Children born to an Omani mother and foreign father may be granted citizenship if they fulfill the following:
- The child's foreign father is dead, divorced or abandoned the Omani mother for at least 10 years
- If the child is born outside of Oman with an Omani father, and the child came to Oman before the age of 18, the child can get citizenship, but if not, the child will be considered the same as a fresh applicant
- The marriage took place with permission from the Ministry
- Under the Omani mother's custody
- Lived in Oman for 10 years
- Not a criminal; has a good reputation
- Can voluntarily give up his foreign nationalities
- Their guardian has given permission

== By marriage ==
A foreign woman who married an Omani man has right to Omani citizenship if she fulfills the following:
- The marriage took place with permission from the Ministry
- Bore her Omani husband a child (وَلَد, walad)
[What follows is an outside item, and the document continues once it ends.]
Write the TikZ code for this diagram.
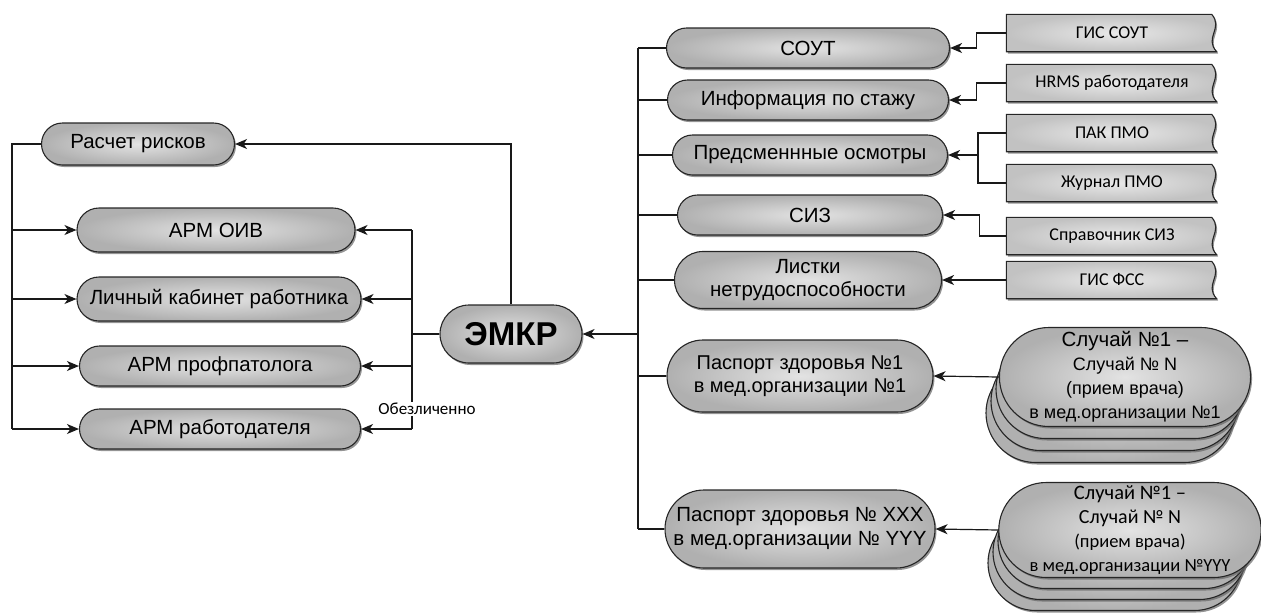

- Lived with her husband for 10 years in Oman
- Has knowledge of the Arabic language
- Not a criminal; has a good reputation
A foreign widow or divorcee of an Omani man has right to Omani citizenship if she fulfills the above and has not remarried a non-Omani person

== By naturalization ==
A foreigner may be granted citizenship if they fulfill the following:
- Lived in Oman for 15 years. If married to an Omani woman the foreign man has to stay in Oman for 10 years provided that he has a child with the Omani wife and the marriage was solemnized with permission from the Omani ministry.